The Berlin threat came at the end of the meeting in Vienna, after Kennedy had made an assertion to Khrushchev that many military officers in the Pentagon regarded as disastrously inappropriate. Kennedy said that for purposes of discussion, the nuclear forces of the two nations could be regarded as “equal.” Khrushchev, indeed, seized eagerly on this acknowledgment, though remarking that in reality his generals told him that Russia was stronger.
The Air Force itself was still, in the spring of 1961, projecting Russian capabilities in a way that appeared to validate Khrushchev’s statement, not Kennedy’s. However, they were intensely dismayed that he should express openly to Khrushchev that U.S. strategic forces (which they were estimating to be greatly inferior in numbers) were “equal” to Russians rather than superior, since this “admission” obviously strengthened Khrushchev’s hand in bargaining. They felt that this showed a combination of naïveté, with respect to bargaining procedure, and character weakness on the part of Kennedy. Like the rest of the military, the Air Force wanted the president to take a tough line in a Cold War crisis like this one.

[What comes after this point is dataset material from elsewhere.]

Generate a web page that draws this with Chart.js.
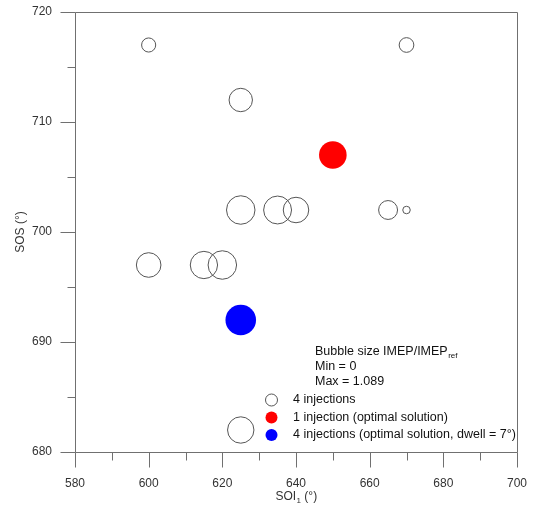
<!DOCTYPE html>
<html><head><meta charset="utf-8">
<script src="https://cdn.jsdelivr.net/npm/chart.js@4/dist/chart.umd.min.js"></script>
<style>html,body{margin:0;padding:0;background:#fff;}</style>
</head><body>
<canvas id="c" width="533" height="506"></canvas>
<script>
// ---- data ----
const soi1 = [600, 670, 625, 625, 635, 640, 665, 670, 600, 615, 620, 625];
const sos  = [717, 717, 712, 702, 702, 702, 702, 702, 697, 697, 697, 682];
const imepRatio = [0.47, 0.49, 0.78, 0.95, 0.93, 0.85, 0.63, 0.25, 0.82, 0.91, 0.95, 0.88];
const optSoi1 = [650];
const optSos = [707];
const optImepRatio = [0.92];
const dwellSoi1 = [625];
const dwellSos = [692];
const dwellImepRatio = [1.02];
const xTickValues = [580, 600, 620, 640, 660, 680, 700];
const yTickValues = [680, 690, 700, 710, 720];
const xMinorValues = [590, 610, 630, 650, 670, 690];
const yMinorValues = [685, 695, 705, 715];
const legendTitle = ['Bubble size IMEP/IMEP', 'ref'];
const legendMin = 'Min = 0';
const legendMax = 'Max = 1.089';
const seriesNames = ['4 injections', '1 injection (optimal solution)', '4 injections (optimal solution, dwell = 7°)'];
const xTitle = ['SOI', '1', ' (°)'];
const yTitle = 'SOS (°)';

// ---- styling ----
const R_SCALE = 15;
const FONT = "'Liberation Sans', Arial, sans-serif";
const FRAME = '#707070';
const TEXT = '#333333';

function pts(xs, ys, rs) {
  return xs.map((x, i) => ({ x: x, y: ys[i], r: rs[i] * R_SCALE }));
}

function richText(ctx, parts, x, y, align, size) {
  const big = size + 'px ' + FONT, small = Math.round(size * 0.65) + 'px ' + FONT;
  ctx.font = big; const w0 = ctx.measureText(parts[0]).width;
  ctx.font = small; const w1 = parts[1] ? ctx.measureText(parts[1]).width : 0;
  ctx.font = big; const w2 = parts[2] ? ctx.measureText(parts[2]).width : 0;
  let sx = x;
  if (align === 'center') sx = x - (w0 + w1 + w2) / 2;
  ctx.textAlign = 'left'; ctx.textBaseline = 'middle';
  ctx.font = big; ctx.fillText(parts[0], sx, y);
  if (parts[1]) { ctx.font = small; ctx.fillText(parts[1], sx + w0 + 0.5, y + 4); }
  if (parts[2]) { ctx.font = big; ctx.fillText(parts[2], sx + w0 + w1 + 0.5, y); }
}

function noPad(s) { s.paddingTop = 0; s.paddingBottom = 0; s.paddingLeft = 0; s.paddingRight = 0; }

const deco = {
  id: 'deco',
  afterDraw(chart) {
    const ctx = chart.ctx, xs = chart.scales.x, ys = chart.scales.y, a = chart.chartArea;
    const L = Math.round(a.left) + 0.5, R = Math.round(a.right) + 0.5;
    const T = Math.round(a.top) + 0.5, B = Math.round(a.bottom) + 0.5;
    ctx.save();
    ctx.strokeStyle = FRAME; ctx.lineWidth = 1;
    ctx.beginPath();
    ctx.rect(L, T, R - L, B - T);
    xTickValues.forEach(v => { const p = Math.round(xs.getPixelForValue(v)) + 0.5; ctx.moveTo(p, B); ctx.lineTo(p, B + 15); });
    xMinorValues.forEach(v => { const p = Math.round(xs.getPixelForValue(v)) + 0.5; ctx.moveTo(p, B); ctx.lineTo(p, B + 8); });
    yTickValues.forEach(v => { const p = Math.round(ys.getPixelForValue(v)) + 0.5; ctx.moveTo(L, p); ctx.lineTo(L - 15, p); });
    yMinorValues.forEach(v => { const p = Math.round(ys.getPixelForValue(v)) + 0.5; ctx.moveTo(L, p); ctx.lineTo(L - 8, p); });
    ctx.stroke();

    ctx.fillStyle = TEXT;
    richText(ctx, xTitle, (a.left + a.right) / 2, 497, 'center', 12);
    ctx.save();
    ctx.translate(21, (a.top + a.bottom) / 2);
    ctx.rotate(-Math.PI / 2);
    ctx.font = '12px ' + FONT; ctx.textAlign = 'center'; ctx.textBaseline = 'middle';
    ctx.fillText(yTitle, 0, 0);
    ctx.restore();

    ctx.fillStyle = '#111';
    richText(ctx, legendTitle, 315, 352, 'left', 12.5);
    ctx.font = '12.5px ' + FONT; ctx.textAlign = 'left'; ctx.textBaseline = 'middle';
    ctx.fillText(legendMin, 315, 367);
    ctx.fillText(legendMax, 315, 382);
    const rows = [400, 417.5, 435];
    const styles = [{ f: null, s: '#555' }, { f: '#ff0000' }, { f: '#0000ff' }];
    rows.forEach((yy, i) => {
      ctx.beginPath();
      ctx.arc(271.5, yy, 6, 0, Math.PI * 2);
      if (styles[i].f) { ctx.fillStyle = styles[i].f; ctx.fill(); }
      else { ctx.strokeStyle = styles[i].s; ctx.lineWidth = 1; ctx.stroke(); }
      ctx.fillStyle = '#111';
      ctx.fillText(seriesNames[i], 293, yy);
    });
    ctx.restore();
  }
};

new Chart(document.getElementById('c'), {
  type: 'bubble',
  data: {
    datasets: [
      { label: seriesNames[0], data: pts(soi1, sos, imepRatio), backgroundColor: 'rgba(0,0,0,0)', borderColor: '#555555', borderWidth: 1 },
      { label: seriesNames[1], data: pts(optSoi1, optSos, optImepRatio), backgroundColor: '#ff0000', borderColor: '#ff0000', borderWidth: 0 },
      { label: seriesNames[2], data: pts(dwellSoi1, dwellSos, dwellImepRatio), backgroundColor: '#0000ff', borderColor: '#0000ff', borderWidth: 0 }
    ]
  },
  options: {
    responsive: false,
    animation: false,
    devicePixelRatio: 1,
    events: [],
    layout: { autoPadding: false, padding: { left: 0, right: 16, top: 12, bottom: 0 } },
    plugins: { legend: { display: false }, tooltip: { enabled: false }, title: { display: false } },
    scales: {
      x: {
        type: 'linear', min: 580, max: 700,
        afterFit: s => { s.height = 54; noPad(s); },
        afterBuildTicks: s => { s.ticks = xTickValues.map(v => ({ value: v })); },
        grid: { display: false, drawTicks: false },
        border: { display: false },
        ticks: { padding: 24, color: TEXT, font: { family: FONT, size: 12 }, maxRotation: 0 }
      },
      y: {
        type: 'linear', min: 680, max: 720,
        afterFit: s => { s.width = 75; noPad(s); },
        afterBuildTicks: s => { s.ticks = yTickValues.map(v => ({ value: v })); },
        grid: { display: false, drawTicks: false },
        border: { display: false },
        ticks: { padding: 23, color: TEXT, font: { family: FONT, size: 12 } }
      }
    }
  },
  plugins: [deco]
});
</script>
</body></html>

Nevertheless, they could not bring themselves to stiffen his spine in the manner they thought necessary by assuring him that his understanding of the strategic balance was in fact mistaken, and that we were superior. After all, major decisions on the size of the U.S. missile force, which were based on the dimensions of the supposed Soviet threat, had yet to be made. It had actually been leaks from the Air Force about the alleged Soviet superiority in ICBMs that had encouraged Kennedy to campaign for the presidency on a promise to eliminate the “missile gap” by accelerating our own missile program. For the Air Force even to entertain what Army and Navy intelligence had been saying secretly for several years—that the Soviets were actually greatly inferior to the United States in strategic capability and numbers and that they showed no signs of attempting to change that situation—might have undermined the perceived necessity for an increased missile force, and perhaps radically lowered the size of the force that the Kennedy administration would procure.
This dilemma grew more intense for the Air Force as the crisis atmosphere deepened during the summer. Within the administration, former secretary of state Dean Acheson, acting as a high-level advisor leading a planning group with respect to Berlin, was urging strongly the necessity of standing fast in Berlin, conceding no change in our rights of access. Acheson stressed the desirability of being able to defend those rights militarily, if necessary, initially without using nuclear weapons. However, he emphasized equally strongly that in the face of superior Russian conventional force, the access could ultimately be guaranteed only if the president were willing to threaten the use of nuclear weapons. These threats, furthermore, could not be sufficiently credible, he argued, unless the president was in fact committed in his own mind to the decision to use them if and when necessary.
When JFK asked Acheson privately78 during the summer, with only Bundy present, at what point he should use nuclear weapons, Acheson replied that the president himself should give that question careful and private consideration well before the time when the choice might present itself, that “he should reach his own clear conclusion in advance as to what he would do, and that he should tell no one at all what that conclusion was.” Evidently, Acheson feared that JFK’s private conclusion, if leaked, would not be such as to deter Khrushchev. Bundy believed, in retrospect, that Acheson’s own answer to the president’s question would have been that “the right final choice might be to accept defeat, and the loss of West Berlin, if the only remaining alternative were to start a nucle
ar war.”
I would have agreed with that wholeheartedly. I felt, like Acheson did, that it was highly important to maintain our position in Berlin, if possible. But I would never have believed nuclear war in Europe or elsewhere was justified in this effort. And consciously, I recoiled from the policy of relying on a threat that I thought must never be carried out. Along with several of my RAND colleagues, including Harry Rowen and Morton Halperin, a young RAND consultant on arms control, I believed that for the United States to initiate limited or general nuclear war under any circumstances would be catastrophic. We felt very strongly about this, though it was a position that opposed explicit U.S. defense policy and strategy in NATO, which rested centrally on U.S. readiness to carry out its threat and preparations for nuclear first use against a large Soviet conventional attack. And I had been given almost exclusive reason to believe that Robert McNamara secretly agreed with us on this.
In early July, Alain Enthoven had arranged for me to have a brief luncheon with McNamara, to discuss my work on the guidance to the JCS on the war plan, which he had already approved and sent to the Chiefs. We ate at his desk, in his office. It was scheduled to last only half an hour, but it went on nearly an hour longer. I told him about the astonishing answers the JCS had given to the questions I had drafted in the name of the president, in particular about the effects they anticipated on our own European allies from their planned attacks on the Sino-Soviet bloc. I’d had no prior intention to bring up my own strongly heretical view on first use, but midway through our talk, he raised the issue himself.
There was no such thing as limited nuclear war in Europe, he said. “It would be total war, total annihilation, for the Europeans!” He said this with great passion, belying his reputation as a cold, computer-like efficiency expert. Moreover, he thought it was absurd to suppose that a supposedly “limited use” would remain limited to Europe, that it would not quickly trigger general nuclear war between the United States and Soviet Union, to disastrous effect.